Aim of the task - Read the listing and extract each line that includes the word "with".

Figure scripts -
++++++++

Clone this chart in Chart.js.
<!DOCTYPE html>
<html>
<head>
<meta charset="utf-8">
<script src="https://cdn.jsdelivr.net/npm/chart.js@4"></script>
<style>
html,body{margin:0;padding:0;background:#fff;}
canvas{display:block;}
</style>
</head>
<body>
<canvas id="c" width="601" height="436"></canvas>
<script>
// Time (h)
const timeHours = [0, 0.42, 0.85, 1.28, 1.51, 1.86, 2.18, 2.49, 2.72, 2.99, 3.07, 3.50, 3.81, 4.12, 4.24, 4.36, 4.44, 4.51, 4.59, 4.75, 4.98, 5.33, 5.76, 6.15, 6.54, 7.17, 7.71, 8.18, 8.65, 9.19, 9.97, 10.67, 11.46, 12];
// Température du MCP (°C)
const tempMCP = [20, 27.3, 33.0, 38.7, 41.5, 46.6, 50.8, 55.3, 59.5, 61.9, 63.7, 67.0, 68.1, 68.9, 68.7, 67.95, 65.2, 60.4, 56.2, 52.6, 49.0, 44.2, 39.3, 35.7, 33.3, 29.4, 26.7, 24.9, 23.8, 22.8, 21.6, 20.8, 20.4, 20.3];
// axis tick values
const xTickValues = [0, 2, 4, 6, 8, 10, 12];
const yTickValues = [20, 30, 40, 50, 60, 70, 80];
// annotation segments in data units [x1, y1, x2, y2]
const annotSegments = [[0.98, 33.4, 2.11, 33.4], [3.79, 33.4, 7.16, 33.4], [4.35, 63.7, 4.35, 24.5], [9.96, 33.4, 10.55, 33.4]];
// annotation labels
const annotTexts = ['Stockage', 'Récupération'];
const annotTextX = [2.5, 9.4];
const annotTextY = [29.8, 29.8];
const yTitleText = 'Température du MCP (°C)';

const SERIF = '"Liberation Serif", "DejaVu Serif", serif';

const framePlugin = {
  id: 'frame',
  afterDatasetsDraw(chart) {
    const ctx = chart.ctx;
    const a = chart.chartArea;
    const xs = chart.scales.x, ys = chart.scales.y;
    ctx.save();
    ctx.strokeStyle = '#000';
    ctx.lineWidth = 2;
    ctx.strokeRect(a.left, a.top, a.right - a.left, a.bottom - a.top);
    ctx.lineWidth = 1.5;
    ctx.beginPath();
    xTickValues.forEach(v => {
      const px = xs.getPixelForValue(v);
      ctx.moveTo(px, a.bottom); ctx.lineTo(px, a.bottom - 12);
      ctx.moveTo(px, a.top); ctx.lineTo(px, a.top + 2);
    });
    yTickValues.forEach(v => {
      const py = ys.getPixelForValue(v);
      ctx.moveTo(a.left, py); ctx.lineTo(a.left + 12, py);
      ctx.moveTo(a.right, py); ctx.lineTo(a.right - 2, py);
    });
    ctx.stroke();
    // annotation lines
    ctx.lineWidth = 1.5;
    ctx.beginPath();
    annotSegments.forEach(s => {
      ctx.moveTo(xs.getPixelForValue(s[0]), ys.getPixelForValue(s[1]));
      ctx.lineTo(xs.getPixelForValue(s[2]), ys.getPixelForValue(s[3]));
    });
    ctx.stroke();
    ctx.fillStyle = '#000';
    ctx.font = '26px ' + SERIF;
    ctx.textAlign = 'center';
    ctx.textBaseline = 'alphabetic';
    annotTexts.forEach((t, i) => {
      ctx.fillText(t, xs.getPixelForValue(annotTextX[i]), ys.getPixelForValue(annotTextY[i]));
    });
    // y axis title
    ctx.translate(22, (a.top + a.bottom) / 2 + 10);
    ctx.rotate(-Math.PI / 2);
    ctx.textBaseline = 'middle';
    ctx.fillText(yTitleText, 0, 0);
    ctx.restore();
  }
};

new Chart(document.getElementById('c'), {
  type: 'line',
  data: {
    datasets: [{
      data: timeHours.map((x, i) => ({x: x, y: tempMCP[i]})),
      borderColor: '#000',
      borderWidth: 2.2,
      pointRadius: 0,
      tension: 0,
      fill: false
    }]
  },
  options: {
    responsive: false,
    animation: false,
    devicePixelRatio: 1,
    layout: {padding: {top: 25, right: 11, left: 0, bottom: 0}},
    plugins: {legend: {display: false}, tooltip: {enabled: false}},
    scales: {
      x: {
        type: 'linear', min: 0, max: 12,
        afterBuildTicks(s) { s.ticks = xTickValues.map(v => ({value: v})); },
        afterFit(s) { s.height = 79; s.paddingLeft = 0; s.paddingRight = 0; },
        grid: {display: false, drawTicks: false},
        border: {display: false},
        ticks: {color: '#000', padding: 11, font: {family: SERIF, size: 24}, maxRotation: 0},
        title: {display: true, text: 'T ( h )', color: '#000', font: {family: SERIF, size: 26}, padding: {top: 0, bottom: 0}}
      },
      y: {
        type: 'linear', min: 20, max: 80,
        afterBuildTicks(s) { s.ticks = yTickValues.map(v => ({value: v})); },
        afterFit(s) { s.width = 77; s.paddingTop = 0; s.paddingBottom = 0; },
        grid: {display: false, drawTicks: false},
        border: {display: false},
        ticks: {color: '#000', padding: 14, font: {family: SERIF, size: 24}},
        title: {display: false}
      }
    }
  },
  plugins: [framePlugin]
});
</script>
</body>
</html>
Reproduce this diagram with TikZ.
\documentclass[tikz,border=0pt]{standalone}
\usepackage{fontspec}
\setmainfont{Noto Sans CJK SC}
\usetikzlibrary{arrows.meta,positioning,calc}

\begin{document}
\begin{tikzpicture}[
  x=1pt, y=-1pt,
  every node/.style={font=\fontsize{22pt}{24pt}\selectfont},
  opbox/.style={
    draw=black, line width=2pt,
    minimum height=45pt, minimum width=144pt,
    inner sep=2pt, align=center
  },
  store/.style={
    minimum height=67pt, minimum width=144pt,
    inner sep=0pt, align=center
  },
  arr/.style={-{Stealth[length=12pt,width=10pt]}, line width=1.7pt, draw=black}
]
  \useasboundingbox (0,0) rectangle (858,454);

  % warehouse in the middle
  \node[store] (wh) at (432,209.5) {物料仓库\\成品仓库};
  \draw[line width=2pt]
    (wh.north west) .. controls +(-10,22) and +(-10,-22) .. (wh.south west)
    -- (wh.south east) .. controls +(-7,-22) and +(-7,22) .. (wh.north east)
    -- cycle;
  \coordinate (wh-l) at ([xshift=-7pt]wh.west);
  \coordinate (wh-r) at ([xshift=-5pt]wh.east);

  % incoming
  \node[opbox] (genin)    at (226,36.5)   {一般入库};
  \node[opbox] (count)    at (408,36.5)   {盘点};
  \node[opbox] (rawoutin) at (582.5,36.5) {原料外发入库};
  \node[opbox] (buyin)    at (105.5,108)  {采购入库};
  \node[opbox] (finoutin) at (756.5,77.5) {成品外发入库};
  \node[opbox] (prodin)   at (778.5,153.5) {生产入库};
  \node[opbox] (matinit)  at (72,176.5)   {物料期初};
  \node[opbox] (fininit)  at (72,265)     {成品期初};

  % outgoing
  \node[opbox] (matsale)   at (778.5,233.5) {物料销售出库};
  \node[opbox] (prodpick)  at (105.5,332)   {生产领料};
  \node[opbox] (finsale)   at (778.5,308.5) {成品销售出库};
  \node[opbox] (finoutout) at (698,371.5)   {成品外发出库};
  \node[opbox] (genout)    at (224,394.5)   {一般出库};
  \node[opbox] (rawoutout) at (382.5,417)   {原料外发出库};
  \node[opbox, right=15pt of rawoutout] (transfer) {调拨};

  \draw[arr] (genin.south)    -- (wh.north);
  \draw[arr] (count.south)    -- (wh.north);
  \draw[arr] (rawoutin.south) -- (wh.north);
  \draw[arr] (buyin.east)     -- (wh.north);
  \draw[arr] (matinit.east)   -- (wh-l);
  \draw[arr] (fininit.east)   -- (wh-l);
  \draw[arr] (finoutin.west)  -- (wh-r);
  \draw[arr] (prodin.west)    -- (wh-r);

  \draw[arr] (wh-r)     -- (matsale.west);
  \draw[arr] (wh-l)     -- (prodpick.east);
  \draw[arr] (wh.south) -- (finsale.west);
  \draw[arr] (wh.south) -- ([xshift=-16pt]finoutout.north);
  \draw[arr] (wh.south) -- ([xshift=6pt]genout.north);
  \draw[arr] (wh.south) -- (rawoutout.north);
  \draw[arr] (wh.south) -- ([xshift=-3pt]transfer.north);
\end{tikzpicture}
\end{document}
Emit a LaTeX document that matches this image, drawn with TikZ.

++++++++

Output for this task -
Reproduce this diagram with TikZ.
Emit a LaTeX document that matches this image, drawn with TikZ.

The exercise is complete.